Anatomy of a bicycle commuter
When it rains I bring/wear a jacket underneath, and have rain pants as well if I need/want them. I also have a rechargeable RePlay video/audio recorder mounted facing forward. I don't have it all the time, but do like having it in case I want to review a recording. I wear a neon green helmet 99% of the time. The exception may be when going on vacation and renting a beach cruiser (at low speeds) along the boardwalk or while riding in a bouncy house (hah). When I travel to conferences, I usually plan ahead and find a bikeshare system and bring my helmet and jacket along. Most bikeshares have lights on the bikes.

All of this is not needed to ride a bike. You can jump on and ride relatively safely in work clothes and no helmet. One big reason I wear a helmet is that I have been hit (head on) and hit both the hood of the truck and the pavement with my helmeted head, and was able to walk away (much to emergency services' chagrin). Also a neon green helmet is visible to others, and one can even mount a light(s) onto it, and attach additional reflective tape. Or even a video camera. Plus it holds down a hat, and feels sort of like a thunder blanket or seat belt on my head.
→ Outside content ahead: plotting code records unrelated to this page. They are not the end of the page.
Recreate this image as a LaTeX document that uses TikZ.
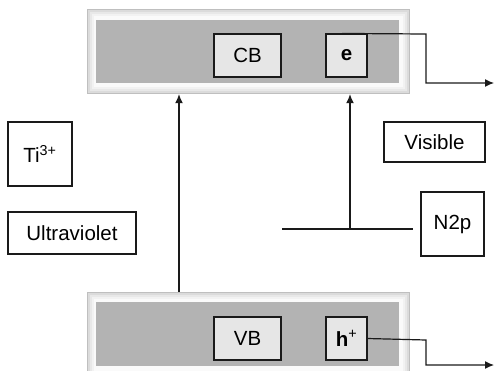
\documentclass[tikz,border=0pt]{standalone}
\usepackage{fontspec}
\setmainfont{Liberation Sans}
\usetikzlibrary{arrows.meta,calc}
\definecolor{bandgray}{HTML}{B3B3B3}
\definecolor{boxgray}{HTML}{E6E6E6}
\definecolor{linecol}{HTML}{1A1A1A}
\tikzset{
  lbl/.style={draw=linecol,line width=1.1pt,fill=white,inner sep=0pt,font=\fontsize{20.5}{24}\selectfont},
  inbox/.style={lbl,fill=boxgray},
  band/.style={fill=bandgray,draw=none,inner sep=0pt},
  conn/.style={draw=linecol,line width=1.2pt},
  arr/.style={conn,-{Latex[length=9pt,width=8pt]}}
}
\newcommand{\frameband}[4]{% x1 y1 x2 y2 outer frame with soft gradient
  \fill[gray!50] (#1,#2) rectangle (#3,#4);
  \fill[gray!28] ($(#1,#2)+(1,1)$) rectangle ($(#3,#4)+(-1,-1)$);
  \fill[gray!18] ($(#1,#2)+(3,3)$) rectangle ($(#3,#4)+(-3,-3)$);
  \fill[gray!10] ($(#1,#2)+(5,5)$) rectangle ($(#3,#4)+(-5,-5)$);
  \fill[gray!4] ($(#1,#2)+(7,7)$) rectangle ($(#3,#4)+(-7,-7)$);
}
\begin{document}
\begin{tikzpicture}[x=1pt,y=-1pt]
\useasboundingbox (0,0) rectangle (495,370);
% top band
\frameband{87}{9}{410}{94}
\node[band,minimum width=303pt,minimum height=63pt] (cbband) at (247.5,51.5) {};
\node[inner sep=0pt,minimum width=323pt,minimum height=85pt] (topouter) at (248.5,51.5) {};
\node[inbox,minimum width=67pt,minimum height=43pt] (cb) at (247.5,55.5) {CB};
\node[inbox,minimum width=41pt,minimum height=43pt] (e) at (346.5,55.5) {\textbf{e}};
% bottom band
\frameband{87}{292}{410}{378}
\node[band,minimum width=303pt,minimum height=64pt] (vbband) at (247.5,334) {};
\node[inner sep=0pt,minimum width=323pt,minimum height=86pt] (botouter) at (248.5,335) {};
\node[inbox,minimum width=67pt,minimum height=43pt] (vb) at (247.5,338.5) {VB};
\node[inbox,minimum width=41pt,minimum height=43pt] (h) at (346.5,338.5) {\textbf{h}\textsuperscript{+}};
% side labels
\node[lbl,minimum width=64pt,minimum height=64pt] (ti) at (40,154) {Ti\textsuperscript{3+}};
\node[lbl,minimum width=128pt,minimum height=42pt] (uv) at (72,233) {Ultraviolet};
\node[lbl,minimum width=101pt,minimum height=40pt] (vis) at (434.5,142) {Visible};
\node[lbl,minimum width=63pt,minimum height=64pt] (n2p) at (452.5,224) {N2p};
% N2p level line
\coordinate (nl) at (282,229);
\coordinate (nr) at (413,229);
\coordinate (nm) at (350,229);
\draw[conn] (nl) -- (nr);
% excitation arrows
\draw[arr] (botouter.north -| 179,0) -- (topouter.south -| 179,0);
\draw[arr] (nm) -- (topouter.south -| nm);
% outgoing arrows
\coordinate (eend) at (494,83);
\coordinate (hend) at (494,365);
\draw[arr] ([xshift=-4.5pt]e.north) -- (426,34) -- (426,83) -- (eend);
\draw[arr] (h.east) -- (426,340) -- (426,365) -- (hend);
\end{tikzpicture}
\end{document}
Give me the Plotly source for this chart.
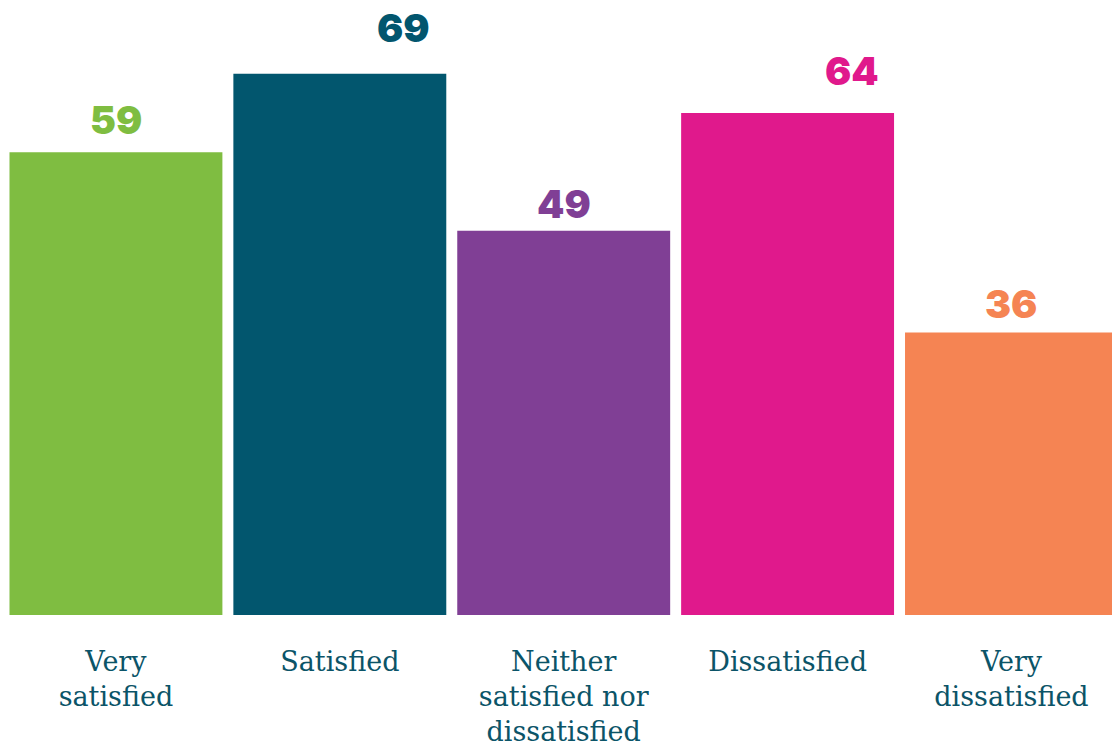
import plotly.graph_objects as go

categories = ["Very<br>satisfied", "Satisfied", "Neither<br>satisfied nor<br>dissatisfied",
              "Dissatisfied", "Very<br>dissatisfied"]
values = [59, 69, 49, 64, 36]
labels = ["59", "69", "49", "64", "36"]

colors = ["#7FBD41", "#02566E", "#803F95", "#E0198C", "#F58453"]
label_xshift = [0, 64, 0, 64, 0]
label_yshift = [33, 46, 27, 42, 29]

fig = go.Figure()
fig.add_trace(go.Bar(
    x=list(range(len(categories))), y=values,
    marker=dict(color=colors, line=dict(width=0)),
    hoverinfo="skip",
))

for i, (v, t) in enumerate(zip(values, labels)):
    fig.add_annotation(
        x=i, y=v, text=t, showarrow=False,
        xanchor="center", yanchor="middle",
        xshift=label_xshift[i], yshift=label_yshift[i],
        font=dict(family="Inter", size=39, color=colors[i], weight=900),
    )

fig.update_layout(
    width=1112, height=749,
    margin=dict(l=3.5, r=0, t=0, b=134),
    paper_bgcolor="white", plot_bgcolor="white",
    bargap=0.049,
    showlegend=False,
    xaxis=dict(
        range=[-0.5, 4.449],
        tickmode="array", tickvals=list(range(len(categories))), ticktext=categories,
        showgrid=False, zeroline=False, showline=False, ticks="",
        tickfont=dict(family="DejaVu Serif", size=27, color="#0B5468"),
        ticklabelstandoff=28,
        fixedrange=True,
    ),
    yaxis=dict(
        range=[0, 78.4], visible=False, showgrid=False, zeroline=False, fixedrange=True,
    ),
)

fig.write_html("out.html", config={"displayModeBar": False},
               post_script="document.body.style.margin='0';document.body.style.overflow='hidden';")
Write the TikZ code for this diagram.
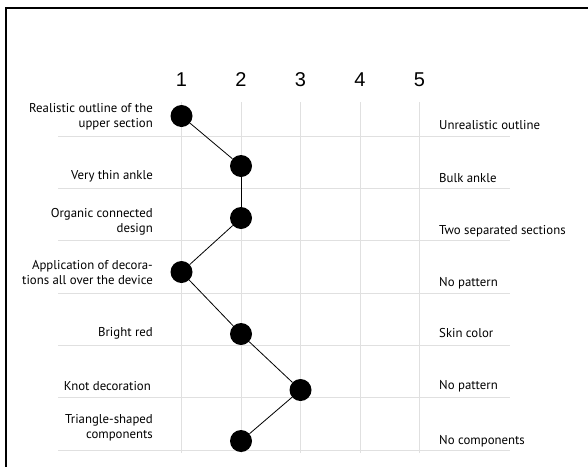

Stay safe and get alternatively commuting!

Monday, May 1, 2017

Are we living in an active, healthy town?

Virginia Town & City, April 2017
One of my Baader-Meinhof Phenomenon* defaults is to notice anything with a bicycle, bike icon, or other related bicycle-related component on it. This week I spotted the April 2017 Virginia Town & City magazine at work, which features an article by Susan DeFrancesco, entitled "A place that's fit to live in." It is particularly fitting since May is both National Bike Month and the Ride Smart Challenge. The author sent me a PDF of the article. Take-aways include these tidbits for a community, many for me which seem obvious - but I am in the weeds - do others think our town is an "activity-friendly environment"? The article mentions that such communities:
  • Encourage walking, bicycling, and active play and recreation
  • Adopt and implement transportation policies and practices that create complete streets, streets designed and operated to be safe and accessible for all users
  • Prioritize pedestrian and bicycle infrastructure
  • Have an environment where healthy foods are available and accessible
  • Have a comprehensive plan that promotes healthy and active living
Poverty Creek Trail System Map 
I think the Town of Blacksburg has most of the components to some degree, and we too could join the Healthy Eating Active Living (HEAL) Campaign if someone were to champion it; we have a bicycle plan, some town staff know at least what complete streets is (and is not), we have a Corridor Committee that annually prioritizes the "missing sidewalk-segments" list by high, medium, and low priority, we have a robust downtown Farmer's Market (that accepts and encourages SNAP at double-value), and the transportation chapter of the Town's Comprehensive Plan (being updated through 2017 - take the survey!) mentions the pedestrian and bicycle routes, including the Huckleberry Trail, and other shared-use pathways. We also have two health-food stores, a fair number of organic food products in our grocery stores, a vibrant running and a walking/hiking store, and nearby we have Pandapas Pond and the 17-mile Poverty Creek Trail System. And there is more if you look. 

What is your take on it? 

I am just a lowly daily bicycle commuter and a runner in a small college town, admittedly on the fringe, so I cannot claim to represent the majority. All 5 of the bullets above seem wise, but what seems walk-able or bicycle-friendly to me may not seem so to others. What the Town has listed online may not align with your personal experience as to what makes for a good, activity-friendly environment.

*The Baader-Neinhoff Phenomenon is "where one stumbles upon some obscure piece of information and soon afterwards encounters the same subject again, often repeatedly."